Semantic classification of Dutch noun-noun compounds: A distributional semantics approach
Abstract
This article describes the first attempt to semantically analyse Dutch noun-noun compounds using the distributional hypothesis, which states that the semantics of a word is implicitly represented by the words in its context. The purpose is not only to classify compounds based on their semantics. We also investigate in what circumstances this classification works best. Using O S´eaghdha (2008) ´ as a source of inspiration, a list of 1,802 noun-noun compounds was collected and annotated. The annotators had an annotation scheme and guidelines available with six specific semantic categories (BE, HAVE, IN, ACTOR, INST, ABOUT) and five categories for less specific categories or incorrect compounds. An inter-annotator agreement of 60.2% was found on a 500 compound subset. The task of automatically analysing compound semantics was framed as a classification task for which we can use supervised machine learning algorithms. The instance vectors were created by concatenating the vectors containing co-occurrence information on the compound constituents.
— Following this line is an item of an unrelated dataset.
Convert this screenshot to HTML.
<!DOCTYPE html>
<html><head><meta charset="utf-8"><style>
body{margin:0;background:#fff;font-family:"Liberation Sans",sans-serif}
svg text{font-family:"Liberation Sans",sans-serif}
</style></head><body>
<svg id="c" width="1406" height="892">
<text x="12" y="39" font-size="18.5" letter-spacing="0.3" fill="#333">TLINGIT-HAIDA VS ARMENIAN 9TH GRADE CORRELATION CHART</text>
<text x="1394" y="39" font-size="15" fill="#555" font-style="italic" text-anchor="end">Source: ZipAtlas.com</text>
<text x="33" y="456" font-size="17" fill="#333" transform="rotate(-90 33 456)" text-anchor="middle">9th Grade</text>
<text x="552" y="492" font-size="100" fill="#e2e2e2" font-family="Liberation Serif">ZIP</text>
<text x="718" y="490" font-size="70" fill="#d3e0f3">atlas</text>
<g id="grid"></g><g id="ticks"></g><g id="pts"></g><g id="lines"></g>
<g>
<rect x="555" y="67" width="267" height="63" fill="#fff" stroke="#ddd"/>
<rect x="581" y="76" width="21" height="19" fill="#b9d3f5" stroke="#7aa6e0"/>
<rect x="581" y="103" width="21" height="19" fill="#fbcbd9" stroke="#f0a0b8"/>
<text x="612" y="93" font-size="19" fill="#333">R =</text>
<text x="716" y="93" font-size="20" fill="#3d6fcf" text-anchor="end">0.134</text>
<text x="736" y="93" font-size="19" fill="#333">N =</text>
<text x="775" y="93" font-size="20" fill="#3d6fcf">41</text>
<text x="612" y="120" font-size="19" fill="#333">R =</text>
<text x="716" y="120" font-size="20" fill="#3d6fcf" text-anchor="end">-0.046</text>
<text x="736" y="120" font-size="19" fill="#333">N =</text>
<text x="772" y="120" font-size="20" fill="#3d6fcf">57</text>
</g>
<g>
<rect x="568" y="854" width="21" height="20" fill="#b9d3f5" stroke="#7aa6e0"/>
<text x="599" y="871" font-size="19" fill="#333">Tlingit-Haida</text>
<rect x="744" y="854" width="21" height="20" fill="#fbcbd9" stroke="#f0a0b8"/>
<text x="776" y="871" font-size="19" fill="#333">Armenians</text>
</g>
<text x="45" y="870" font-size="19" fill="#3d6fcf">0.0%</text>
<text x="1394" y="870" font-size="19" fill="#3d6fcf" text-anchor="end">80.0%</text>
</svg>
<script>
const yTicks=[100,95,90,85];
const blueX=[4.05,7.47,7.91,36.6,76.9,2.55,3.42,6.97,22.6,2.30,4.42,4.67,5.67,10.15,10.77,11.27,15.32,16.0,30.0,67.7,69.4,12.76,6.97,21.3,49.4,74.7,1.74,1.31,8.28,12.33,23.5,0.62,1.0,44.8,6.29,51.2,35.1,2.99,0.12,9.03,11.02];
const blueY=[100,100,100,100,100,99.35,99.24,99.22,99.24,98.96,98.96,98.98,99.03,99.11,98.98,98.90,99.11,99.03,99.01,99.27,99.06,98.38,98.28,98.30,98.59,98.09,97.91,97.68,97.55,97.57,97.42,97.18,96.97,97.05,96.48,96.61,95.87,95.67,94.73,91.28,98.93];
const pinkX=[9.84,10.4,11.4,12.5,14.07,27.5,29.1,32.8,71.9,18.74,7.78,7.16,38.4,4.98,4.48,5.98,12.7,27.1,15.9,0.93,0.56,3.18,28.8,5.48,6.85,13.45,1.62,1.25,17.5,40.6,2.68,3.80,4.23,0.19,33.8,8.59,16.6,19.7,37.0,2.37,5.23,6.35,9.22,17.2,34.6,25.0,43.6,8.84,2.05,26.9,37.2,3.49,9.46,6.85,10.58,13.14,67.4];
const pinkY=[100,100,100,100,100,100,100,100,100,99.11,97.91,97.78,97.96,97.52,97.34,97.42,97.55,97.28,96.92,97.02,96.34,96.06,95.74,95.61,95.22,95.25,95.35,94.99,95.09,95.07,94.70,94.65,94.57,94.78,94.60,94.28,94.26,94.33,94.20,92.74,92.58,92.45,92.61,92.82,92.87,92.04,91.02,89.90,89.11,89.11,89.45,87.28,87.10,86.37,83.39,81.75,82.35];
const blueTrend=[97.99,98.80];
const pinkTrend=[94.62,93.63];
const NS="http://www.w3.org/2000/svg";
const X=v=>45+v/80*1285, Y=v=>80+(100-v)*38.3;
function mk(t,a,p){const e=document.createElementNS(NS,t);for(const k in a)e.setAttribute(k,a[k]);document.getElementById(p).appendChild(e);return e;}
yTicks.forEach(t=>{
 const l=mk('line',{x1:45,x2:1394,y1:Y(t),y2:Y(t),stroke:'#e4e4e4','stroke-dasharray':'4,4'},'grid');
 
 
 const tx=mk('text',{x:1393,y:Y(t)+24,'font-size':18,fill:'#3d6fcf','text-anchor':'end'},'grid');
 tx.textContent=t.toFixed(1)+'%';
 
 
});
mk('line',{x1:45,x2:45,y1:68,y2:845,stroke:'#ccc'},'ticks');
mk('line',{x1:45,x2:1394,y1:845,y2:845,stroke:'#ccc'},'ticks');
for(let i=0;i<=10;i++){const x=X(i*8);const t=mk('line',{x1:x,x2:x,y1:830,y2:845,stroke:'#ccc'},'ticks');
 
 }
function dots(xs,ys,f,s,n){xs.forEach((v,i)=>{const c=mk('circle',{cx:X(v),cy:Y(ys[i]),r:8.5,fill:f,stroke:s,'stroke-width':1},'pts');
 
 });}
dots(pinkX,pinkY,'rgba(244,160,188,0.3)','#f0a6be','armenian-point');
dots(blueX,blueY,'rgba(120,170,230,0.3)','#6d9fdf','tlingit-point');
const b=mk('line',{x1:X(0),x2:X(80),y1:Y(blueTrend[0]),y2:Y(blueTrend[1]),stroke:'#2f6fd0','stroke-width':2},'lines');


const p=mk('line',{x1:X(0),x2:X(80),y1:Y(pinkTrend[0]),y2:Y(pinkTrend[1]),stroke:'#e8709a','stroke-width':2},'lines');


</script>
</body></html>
In certain variants of the experiment, principal component analysis (PCA) was used as a means of reducing the dimensionality of the dataset. Support vector machines and instance-based learning were used for the machine learning experiments. A maximum F-score of 49.0% was reached on the normal bag-of-words (BOW) data using the SVM algorithm. The PCA data yielded a maximum F-score of 45.2%. These scores should be compared with a most frequent class baseline of 29.5%. The achieved results in both main variants significantly outperform this baseline.